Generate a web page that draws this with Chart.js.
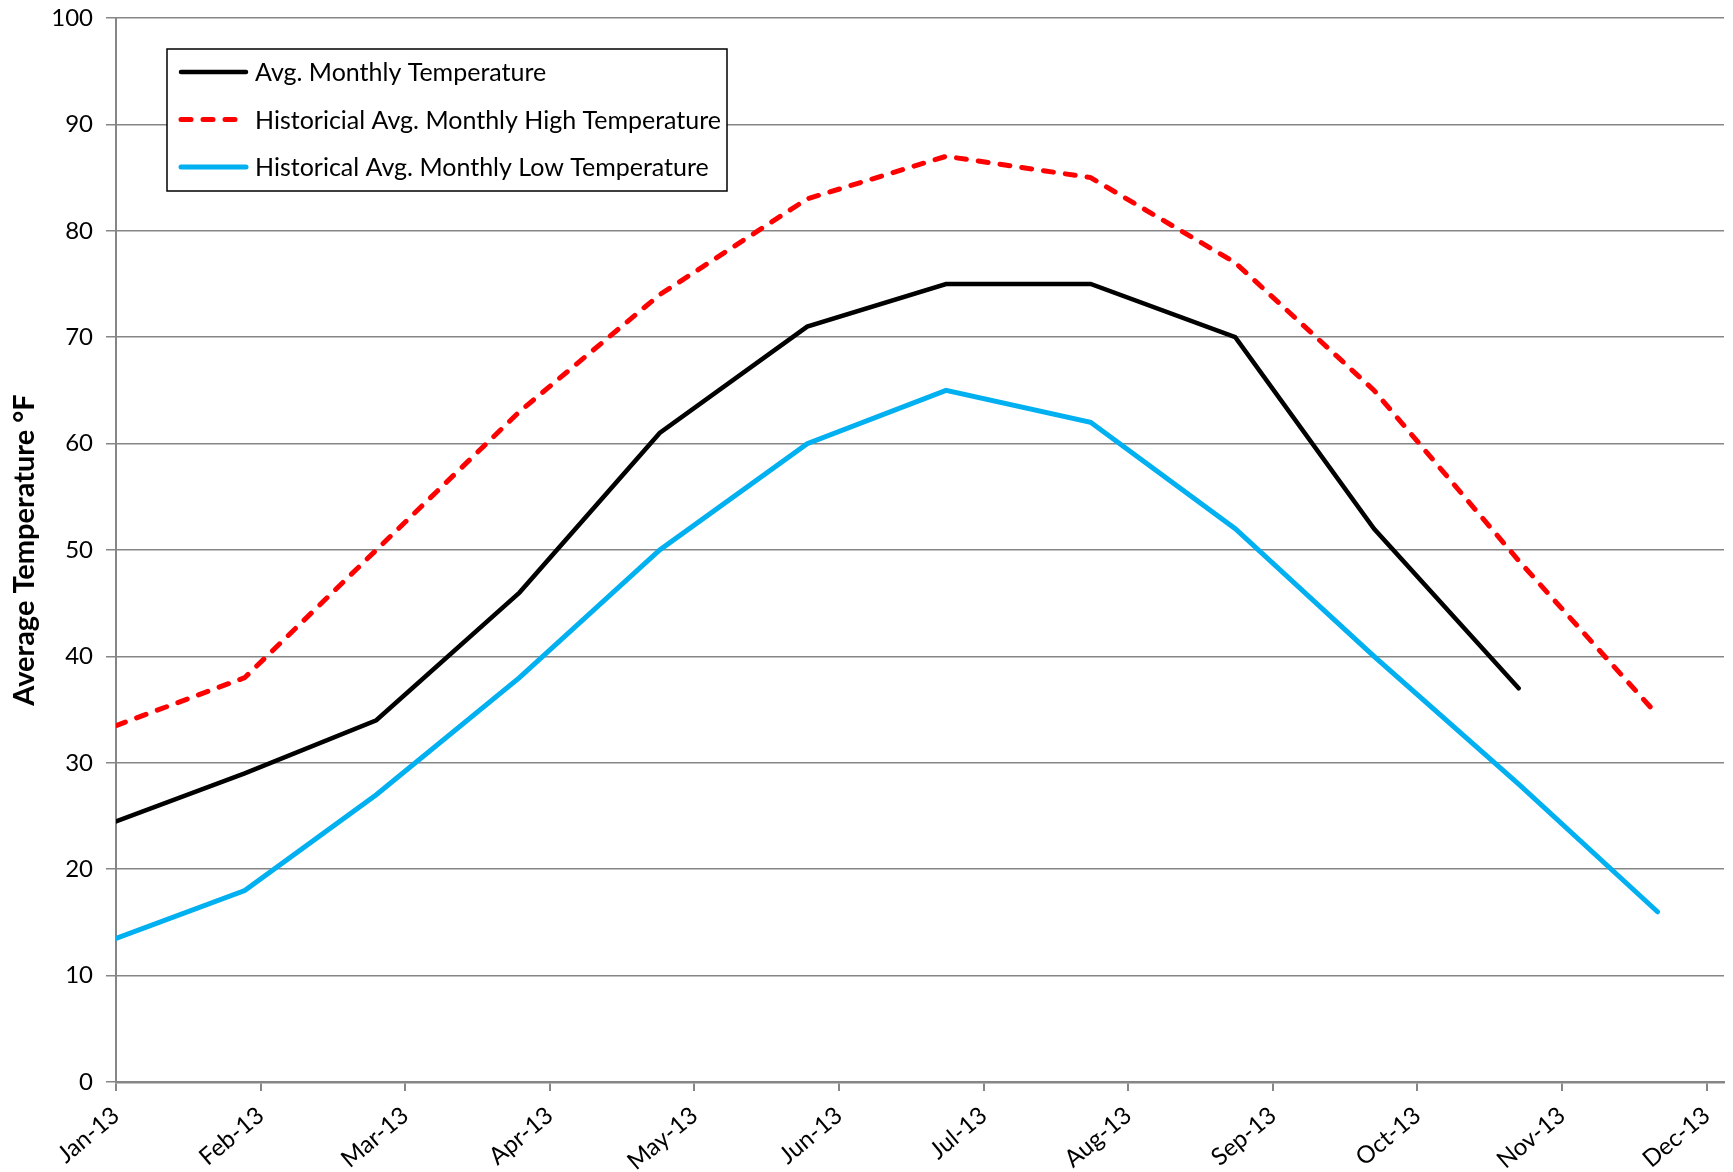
<!DOCTYPE html>
<html>
<head>
<meta charset="utf-8">
<script src="https://cdn.jsdelivr.net/npm/chart.js@4.4.0/dist/chart.umd.min.js"></script>
<style>
  html, body { margin: 0; padding: 0; background: #fff; }
  #wrap { width: 1733px; height: 1172px; }
</style>
</head>
<body>
<div id="wrap"><canvas id="myChart" width="1733" height="1172"></canvas></div>
<script>
// month tick labels (x axis runs 0 = Jan-13 ... 11 = Dec-13)
var monthLabels = ['Jan-13', 'Feb-13', 'Mar-13', 'Apr-13', 'May-13', 'Jun-13',
                   'Jul-13', 'Aug-13', 'Sep-13', 'Oct-13', 'Nov-13', 'Dec-13'];
// where each reading sits on the date axis (in months from Jan-13)
var readingPos = [0, 0.89, 1.80, 2.79, 3.76, 4.78, 5.74, 6.74, 7.74, 8.70, 9.70, 10.66];

var avgTemp  = [24.5, 29, 34, 46, 61, 71, 75, 75, 70, 52, 37];
var highTemp = [33.5, 38, 50, 63, 74, 83, 87, 85, 77, 65, 49, 34.5];
var lowTemp  = [13.5, 18, 27, 38, 50, 60, 65, 62, 52, 40, 28, 16];

var seriesNames = ['Avg. Monthly Temperature',
                   'Historicial Avg. Monthly High Temperature',
                   'Historical Avg. Monthly Low Temperature'];

var gridGray = '#868686';
var fontFam = 'Lato, "Open Sans", sans-serif';

function toPoints(vals) {
  var pts = [];
  for (var i = 0; i < vals.length; i++) {
    pts.push({ x: readingPos[i], y: vals[i] });
  }
  return pts;
}

// legend box sits inside the plot, top left, white fill over the grid
var boxLegend = {
  id: 'boxLegend',
  afterDatasetsDraw: function (chart) {
    var ctx = chart.ctx;
    var ds = chart.data.datasets;
    var bx = 167, by = 49, bw = 560, bh = 142;
    ctx.save();
    ctx.fillStyle = '#fff';
    ctx.fillRect(bx, by, bw, bh);
    ctx.strokeStyle = '#000';
    ctx.lineWidth = 1.5;
    ctx.strokeRect(bx, by, bw, bh);
    ctx.font = '25px ' + fontFam;
    ctx.textBaseline = 'middle';
    for (var i = 0; i < ds.length; i++) {
      var yy = by + 23 + i * 47.5;
      ctx.beginPath();
      ctx.strokeStyle = ds[i].borderColor;
      ctx.lineWidth = ds[i].borderWidth;
      ctx.lineCap = 'round';
      ctx.setLineDash(ds[i].borderDash || []);
      ctx.moveTo(181, yy);
      ctx.lineTo(246, yy);
      ctx.stroke();
      ctx.setLineDash([]);
      ctx.fillStyle = '#000';
      ctx.fillText(ds[i].label, 255, yy + 1);
    }
    ctx.restore();
  }
};

var myChart = new Chart(document.getElementById('myChart').getContext('2d'), {
  type: 'line',
  data: {
    datasets: [{
      label: seriesNames[0],
      data: toPoints(avgTemp),
      borderColor: '#000000',
      borderWidth: 4.5,
      borderCapStyle: 'round',
      pointRadius: 0,
      tension: 0
    }, {
      label: seriesNames[1],
      data: toPoints(highTemp),
      borderColor: '#FF0000',
      borderWidth: 5,
      borderDash: [10, 12],
      borderCapStyle: 'round',
      pointRadius: 0,
      tension: 0
    }, {
      label: seriesNames[2],
      data: toPoints(lowTemp),
      borderColor: '#00B0F0',
      borderWidth: 5,
      borderCapStyle: 'round',
      pointRadius: 0,
      tension: 0
    }]
  },
  options: {
    responsive: false,
    animation: false,
    layout: { padding: { top: 18, right: 9, left: 0, bottom: 0 } },
    plugins: {
      legend: { display: false },
      tooltip: { enabled: false }
    },
    scales: {
      x: {
        type: 'linear',
        min: 0,
        max: 11.12,
        // fixed height, and no extra side padding for the rotated labels
        afterFit: function (s) { s.height = 90; s.paddingLeft = 0; s.paddingRight = 0; },
        border: { display: true, color: gridGray, width: 2.5 },
        grid: { drawOnChartArea: false, drawTicks: true, tickLength: 9, color: gridGray, lineWidth: 2 },
        ticks: {
          stepSize: 1,
          includeBounds: false,
          autoSkip: false,
          minRotation: 40,
          maxRotation: 40,
          padding: 10,
          color: '#000',
          font: { family: fontFam, size: 24 },
          callback: function (v) { return monthLabels[v]; }
        }
      },
      y: {
        min: 0,
        max: 100,
        afterFit: function (s) { s.width = 116; s.paddingTop = 0; s.paddingBottom = 0; },
        border: { display: true, color: gridGray, width: 2 },
        grid: { color: gridGray, lineWidth: 1.5, tickLength: 10 },
        ticks: {
          stepSize: 10,
          padding: 13,
          color: '#000',
          font: { family: fontFam, size: 24 }
        },
        title: {
          display: true,
          text: 'Average Temperature °F',
          color: '#000',
          padding: { top: 7, bottom: 0 },
          font: { family: fontFam, size: 29, weight: 'bold' }
        }
      }
    }
  },
  plugins: [boxLegend]
});
</script>
</body>
</html>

**Task objective**
Copy nothing but the lines from the top of the material through the line holding "Monthly Low Temperature'];", exactly as written; omit pictures.

**Exercise solution**
Generate a web page that draws this with Chart.js.
<!DOCTYPE html>
<html>
<head>
<meta charset="utf-8">
<script src="https://cdn.jsdelivr.net/npm/chart.js@4.4.0/dist/chart.umd.min.js"></script>
<style>
  html, body { margin: 0; padding: 0; background: #fff; }
  #wrap { width: 1733px; height: 1172px; }
</style>
</head>
<body>
<div id="wrap"><canvas id="myChart" width="1733" height="1172"></canvas></div>
<script>
// month tick labels (x axis runs 0 = Jan-13 ... 11 = Dec-13)
var monthLabels = ['Jan-13', 'Feb-13', 'Mar-13', 'Apr-13', 'May-13', 'Jun-13',
                   'Jul-13', 'Aug-13', 'Sep-13', 'Oct-13', 'Nov-13', 'Dec-13'];
// where each reading sits on the date axis (in months from Jan-13)
var readingPos = [0, 0.89, 1.80, 2.79, 3.76, 4.78, 5.74, 6.74, 7.74, 8.70, 9.70, 10.66];

var avgTemp  = [24.5, 29, 34, 46, 61, 71, 75, 75, 70, 52, 37];
var highTemp = [33.5, 38, 50, 63, 74, 83, 87, 85, 77, 65, 49, 34.5];
var lowTemp  = [13.5, 18, 27, 38, 50, 60, 65, 62, 52, 40, 28, 16];

var seriesNames = ['Avg. Monthly Temperature',
                   'Historicial Avg. Monthly High Temperature',
                   'Historical Avg. Monthly Low Temperature'];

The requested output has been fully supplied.